- _WHAT YOU HAVE TO DO_
Produce an exact copy of the lines below that run from the line containing "Emit a Python" to the line containing "width=0.79, saturation=1, legend=False, ax=ax, zorder=3)", inclusive; any picture is omitted.

- _RECORDS TO PROCESS_

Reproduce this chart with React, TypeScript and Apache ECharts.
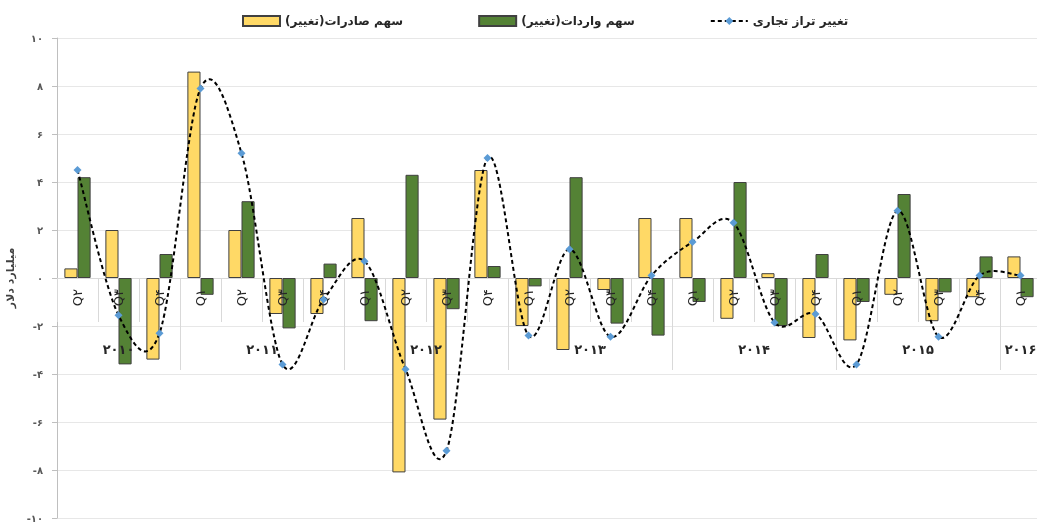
import React, { useEffect, useRef } from "react";
import * as echarts from "echarts";

const quarters = ["Q۲","Q۳","Q۴","Q۱","Q۲","Q۳","Q۴","Q۱","Q۲","Q۳","Q۴","Q۱","Q۲","Q۳","Q۴","Q۱","Q۲","Q۳","Q۴","Q۱","Q۲","Q۳","Q۴","Q۱"];
const years = ["۲۰۱۰","۲۰۱۱","۲۰۱۲","۲۰۱۳","۲۰۱۴","۲۰۱۵","۲۰۱۶"];
const quartersPerYear = [3, 4, 4, 4, 4, 4, 1];

const exportsShare = [0.4, 2.0, -3.4, 8.6, 2.0, -1.5, -1.5, 2.5, -8.1, -5.9, 4.5, -2.0, -3.0, -0.5, 2.5, 2.5, -1.7, 0.2, -2.5, -2.6, -0.7, -1.8, -0.8, 0.9];
const importsShare = [4.2, -3.6, 1.0, -0.7, 3.2, -2.1, 0.6, -1.8, 4.3, -1.3, 0.5, -0.35, 4.2, -1.9, -2.4, -1.0, 4.0, -2.0, 1.0, -1.0, 3.5, -0.6, 0.9, -0.8];
const tradeBalance = [4.5, -1.55, -2.3, 7.9, 5.2, -3.6, -0.9, 0.7, -3.8, -7.2, 5.0, -2.4, 1.2, -2.45, 0.1, 1.5, 2.3, -1.85, -1.5, -3.6, 2.8, -2.45, 0.1, 0.1];

const seriesNames = ["سهم صادرات(تغییر)", "سهم واردات(تغییر)", "تغییر تراز تجاری"];
const yAxisName = "میلیارد دلار";

const FA = "۰۱۲۳۴۵۶۷۸۹";
const toFa = (v: number | string) => String(v).replace(/\d/g, (d) => FA[Number(d)]);

const FONT = "'DejaVu Sans', sans-serif";
const GRID_LEFT = 57;
const GRID_RIGHT = -4;
const GRID_TOP = 38;
const GRID_BOTTOM = 6;

export default function App() {
  const ref = useRef<HTMLDivElement>(null);
  useEffect(() => {
    if (!ref.current) return;
    const chart = echarts.init(ref.current, null, { renderer: "svg" });

    const bounds: number[] = [0];
    quartersPerYear.forEach((n) => bounds.push(bounds[bounds.length - 1] + n));
    const centers = years.map((_, i) => (bounds[i] + bounds[i + 1]) / 2);
    const yearAt = (v: number) => {
      const i = centers.findIndex((c) => Math.abs(c - v) < 1e-6);
      return i >= 0 ? years[i] : "";
    };
    const plotH = 524 - GRID_TOP - GRID_BOTTOM;

    chart.setOption({
      animation: false,
      textStyle: { fontFamily: FONT },
      legend: {
        top: 10,
        left: 237,
        itemWidth: 37,
        itemHeight: 10,
        itemGap: 75,
        textStyle: { fontFamily: FONT, fontSize: 12, fontWeight: "bold", color: "#262626" },
        data: [
          { name: seriesNames[0], icon: "rect" },
          { name: seriesNames[1], icon: "rect" },
          {
            name: seriesNames[2],
            lineStyle: { color: "#000000", width: 2, type: [4, 3], opacity: 1 },
            itemStyle: { color: "#5B9BD5" },
          },
        ],
      },
      grid: [
        { left: GRID_LEFT, right: GRID_RIGHT, top: GRID_TOP, bottom: GRID_BOTTOM, containLabel: false, outerBoundsMode: "none" },
        { left: GRID_LEFT, right: GRID_RIGHT, top: GRID_TOP, height: plotH / 2, containLabel: false, outerBoundsMode: "none" },
      ],
      xAxis: [
        {
          type: "category",
          gridIndex: 0,
          data: quarters,
          boundaryGap: true,
          axisLine: { onZero: true, lineStyle: { color: "#D9D9D9", width: 1 } },
          axisTick: { show: false },
          axisLabel: { show: false },
          splitLine: { show: false },
        },
        {
          type: "category",
          gridIndex: 1,
          data: quarters,
          boundaryGap: true,
          position: "bottom",
          z: 10,
          axisLine: { show: false, onZero: false },
          axisTick: { show: true, length: 44, lineStyle: { color: "#D9D9D9" } },
          axisLabel: {
            rotate: 90,
            margin: 11,
            fontSize: 13,
            color: "#262626",
            fontFamily: FONT,
            interval: 0,
          },
          splitLine: { show: false },
        },
        {
          type: "value",
          gridIndex: 1,
          min: 0,
          max: bounds[bounds.length - 1],
          position: "bottom",
          z: 10,
          axisLine: { show: false, onZero: false },
          axisTick: {
            show: true,
            customValues: bounds.slice(1, -1),
            length: 92,
            lineStyle: { color: "#D9D9D9" },
          },
          axisLabel: {
            customValues: centers,
            formatter: (v: number) => yearAt(v),
            margin: 65,
            fontSize: 13,
            fontWeight: "bold",
            color: "#262626",
            fontFamily: FONT,
          },
          splitLine: { show: false },
        },
      ],
      yAxis: [
        {
          type: "value",
          gridIndex: 0,
          min: -10,
          max: 10,
          interval: 2,
          name: yAxisName,
          nameLocation: "middle",
          nameGap: 30,
          nameRotate: 90,
          nameTextStyle: { fontFamily: FONT, fontSize: 11, fontWeight: "bold", color: "#404040" },
          axisLine: { show: true, lineStyle: { color: "#BFBFBF" } },
          axisTick: { show: true, length: 5, lineStyle: { color: "#BFBFBF" } },
          axisLabel: {
            formatter: (v: number) => toFa(v),
            margin: 14,
            fontSize: 10,
            fontWeight: "bold",
            color: "#595959",
            fontFamily: FONT,
          },
          splitLine: { show: true, lineStyle: { color: "#E7E7E7" } },
        },
        {
          type: "value",
          gridIndex: 1,
          min: 0,
          max: 1,
          show: false,
        },
      ],
      series: [
        {
          name: seriesNames[0],
          type: "bar",
          data: exportsShare,
          barGap: "0%",
          barCategoryGap: "36%",
          itemStyle: { color: "#FFD966", borderColor: "#404040", borderWidth: 1 },
        },
        {
          name: seriesNames[1],
          type: "bar",
          data: importsShare,
          itemStyle: { color: "#548235", borderColor: "#404040", borderWidth: 1 },
        },
        {
          name: seriesNames[2] + "_curve",
          type: "custom",
          xAxisIndex: 0,
          yAxisIndex: 0,
          z: 11,
          silent: true,
          data: tradeBalance.map((v, i) => [i, v]),
          renderItem: (params: any, api: any) => {
            if (params.dataIndex !== 0) return null;
            const pts = tradeBalance.map((v, i) => api.coord([i, v]));
            const n = pts.length;
            let d = `M${pts[0][0]},${pts[0][1]}`;
            for (let i = 0; i < n - 1; i++) {
              const p0 = pts[Math.max(i - 1, 0)];
              const p1 = pts[i];
              const p2 = pts[i + 1];
              const p3 = pts[Math.min(i + 2, n - 1)];
              const c1x = p1[0] + (p2[0] - p0[0]) / 6;
              const c1y = p1[1] + (p2[1] - p0[1]) / 6;
              const c2x = p2[0] - (p3[0] - p1[0]) / 6;
              const c2y = p2[1] - (p3[1] - p1[1]) / 6;
              d += ` C${c1x},${c1y} ${c2x},${c2y} ${p2[0]},${p2[1]}`;
            }
            return {
              type: "path",
              shape: { pathData: d },
              style: { fill: "none", stroke: "#000000", lineWidth: 2, lineDash: [4, 3] },
            };
          },
        },
        {
          name: seriesNames[2],
          type: "line",
          data: tradeBalance,
          symbol: "diamond",
          symbolSize: 8,
          itemStyle: { color: "#5B9BD5" },
          lineStyle: { color: "#000000", width: 2, type: [4, 3], opacity: 0 },
          z: 12,
        },
      ],
    });
    return () => chart.dispose();
  }, []);
  return (
    <div
      ref={ref}
      style={{ position: "fixed", left: 0, top: 0, width: 1037, height: 524 }}
    />
  );
}
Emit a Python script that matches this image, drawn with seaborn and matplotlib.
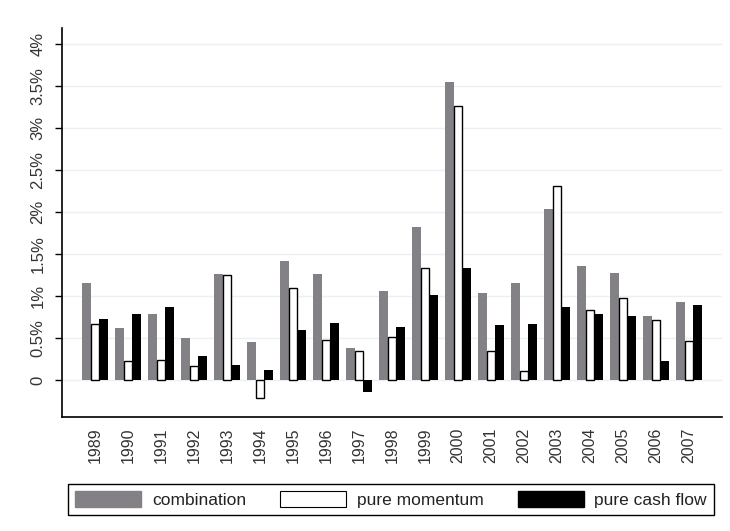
import pandas as pd
import matplotlib.pyplot as plt
import seaborn as sns
from matplotlib.patches import Patch

years = [str(y) for y in range(1989, 2008)]
combination = [1.15, 0.62, 0.79, 0.50, 1.26, 0.45, 1.42, 1.26, 0.38, 1.06,
               1.82, 3.55, 1.04, 1.15, 2.04, 1.36, 1.27, 0.76, 0.93]
pure_momentum = [0.66, 0.23, 0.24, 0.17, 1.245, -0.21, 1.10, 0.47, 0.34, 0.51,
                 1.33, 3.26, 0.34, 0.11, 2.31, 0.83, 0.97, 0.71, 0.46]
pure_cash_flow = [0.73, 0.78, 0.865, 0.29, 0.175, 0.12, 0.60, 0.675, -0.15, 0.635,
                  1.01, 1.33, 0.65, 0.66, 0.865, 0.79, 0.76, 0.22, 0.89]
series_names = ["combination", "pure momentum", "pure cash flow"]
y_ticks = [0, 0.5, 1, 1.5, 2, 2.5, 3, 3.5, 4]
y_labels = ["0", "0.5%", "1%", "1.5%", "2%", "2.5%", "3%", "3.5%", "4%"]

df = pd.DataFrame({
    "year": years * 3,
    "value": combination + pure_momentum + pure_cash_flow,
    "series": [series_names[0]] * 19 + [series_names[1]] * 19 + [series_names[2]] * 19,
})

sns.set_style("white")
plt.rcParams["font.family"] = ["Liberation Sans", "DejaVu Sans"]

fills = ["#838185", "white", "black"]

fig = plt.figure(figsize=(7.3, 5.31), dpi=100)
ax = fig.add_axes([0.085, 0.215, 0.904, 0.732])
sns.barplot(data=df, x="year", y="value", hue="series", palette=fills,
            width=0.79, saturation=1, legend=False, ax=ax, zorder=3)

# edges: only the white bars get a black outline
for i, cont in enumerate(ax.containers):
    for bar in cont:
        if i == 1:
            bar.set_edgecolor("black")
            bar.set_linewidth(1.0)
        else:
            bar.set_edgecolor(fills[i])
            bar.set_linewidth(0)

ax.set_xlim(-1, 19)
ax.set_ylim(-0.44, 4.19)
ax.set_yticks(y_ticks)
ax.set_yticklabels(y_labels, rotation=90, va="center", fontsize=12, color="#333333")
ax.tick_params(axis="y", left=True, length=5, width=1, color="black", pad=7)
ax.tick_params(axis="x", bottom=False, labelrotation=90, labelsize=11.5, pad=4,
               labelcolor="#333333")
ax.set_xlabel("")
ax.set_ylabel("")
ax.yaxis.grid(True, color="#eaf0f3", linewidth=1, zorder=0)
ax.set_axisbelow(True)
for s in ["top", "right"]:
    ax.spines[s].set_visible(False)
for s in ["left", "bottom"]:
    ax.spines[s].set_color("black")
    ax.spines[s].set_linewidth(1.2)

handles = [Patch(facecolor=fills[0], edgecolor=fills[0]),
           Patch(facecolor="white", edgecolor="black", linewidth=0.8),
           Patch(facecolor="black", edgecolor="black")]
leg = fig.legend(handles, series_names, ncol=3, loc="lower left",
                 bbox_to_anchor=(0.093, 0.030), borderaxespad=0, fontsize=12.5,
                 handlelength=3.8, handleheight=1.0, handletextpad=0.63,
                 columnspacing=1.95, borderpad=0.42,
                 fancybox=False, edgecolor="black", framealpha=1)
leg.get_frame().set_linewidth(1.0)
for t in leg.get_texts():
    t.set_color("#222222")

fig.savefig("out.png", dpi=100)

- _OUTPUT BELOW_
Emit a Python script that matches this image, drawn with seaborn and matplotlib.
import pandas as pd
import matplotlib.pyplot as plt
import seaborn as sns
from matplotlib.patches import Patch

years = [str(y) for y in range(1989, 2008)]
combination = [1.15, 0.62, 0.79, 0.50, 1.26, 0.45, 1.42, 1.26, 0.38, 1.06,
               1.82, 3.55, 1.04, 1.15, 2.04, 1.36, 1.27, 0.76, 0.93]
pure_momentum = [0.66, 0.23, 0.24, 0.17, 1.245, -0.21, 1.10, 0.47, 0.34, 0.51,
                 1.33, 3.26, 0.34, 0.11, 2.31, 0.83, 0.97, 0.71, 0.46]
pure_cash_flow = [0.73, 0.78, 0.865, 0.29, 0.175, 0.12, 0.60, 0.675, -0.15, 0.635,
                  1.01, 1.33, 0.65, 0.66, 0.865, 0.79, 0.76, 0.22, 0.89]
series_names = ["combination", "pure momentum", "pure cash flow"]
y_ticks = [0, 0.5, 1, 1.5, 2, 2.5, 3, 3.5, 4]
y_labels = ["0", "0.5%", "1%", "1.5%", "2%", "2.5%", "3%", "3.5%", "4%"]

df = pd.DataFrame({
    "year": years * 3,
    "value": combination + pure_momentum + pure_cash_flow,
    "series": [series_names[0]] * 19 + [series_names[1]] * 19 + [series_names[2]] * 19,
})

sns.set_style("white")
plt.rcParams["font.family"] = ["Liberation Sans", "DejaVu Sans"]

fills = ["#838185", "white", "black"]

fig = plt.figure(figsize=(7.3, 5.31), dpi=100)
ax = fig.add_axes([0.085, 0.215, 0.904, 0.732])
sns.barplot(data=df, x="year", y="value", hue="series", palette=fills,
            width=0.79, saturation=1, legend=False, ax=ax, zorder=3)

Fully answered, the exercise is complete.